I'm feeling a bit better about the porn thing.... but I still feel the need to search his comp.
Oh and someone mentioned if I was snooping... well not at first, no. I downloaded spybot and used it and it found sextrackers in his registry and cookies. So I went and had a look and all these @porn sites were everywhere.
I'm 20 and he is now 26. I don't want anyone but him.
As for counselling: I've been in counselling since I was 13 and I have recently stopped when I moved here.
When it comes to sexual stuff, I have a hard time getting serious, and if I were to get serious, I'm afraid I'll freak out on him. We've been together for a little over 2 years (dating) and I have yet to really kiss him. When it comes to it, I start laughing and I know it's because I'm nervous but that ruins the mood.
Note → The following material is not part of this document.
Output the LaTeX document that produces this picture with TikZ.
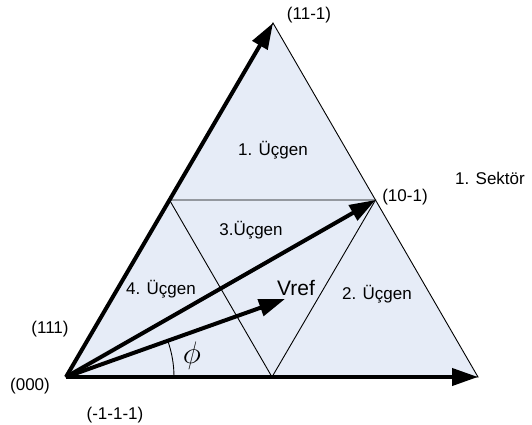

He knows about my past and I think for some reason, that's why he won't let me do stuff to him. I could do something and ask how it feels and he would say "like nothing". And so I feel like a failure.
His reason for not letting me do stuff to him is that he doesn't want to make a mess... but he has no problems making a mess at his computer. That sorta thing is what upsets me.
The reason I haven't had sex with him is because I fear the pain, there are nights I want it more than anything and just don't cause I don't want to feel the pain. I have never used tampons, or fingered myself or used any sort of toy.
He would prefer me not do the latter, as it makes him uncomfortable for whatever reason. Since my past, I dislike my bits. I won't touch it with my own hands unless I am washing/shaving. If I masturbate, it's through clothes, cause I just can't touch it. The thought of something going up there makes me squimish. I hated going to the OB-GYN for this reason.. it was not only painful, but that whole squimish thing would kick in.
I probably contradicted myself somewhere in there... but it's because I sat here thinking about it as I typed this up.
As for the porn: He's against me using other things(I used to use a teddybear..) to pleasure myself with. He doesn't like it, so I don't do it... even when he's not home or around to see it, I just won't do it. I feel the same about porn, and he still does it. ._. I also cannot reach without his help, I never could.
I understand from reading other threads that it's good he focuses on getting me off.... but my focus is getting him off.. and he never lets me so I have never gotten him off.
I really need to hear more first time experiences, it'd put my mind at ease, should I make another thread?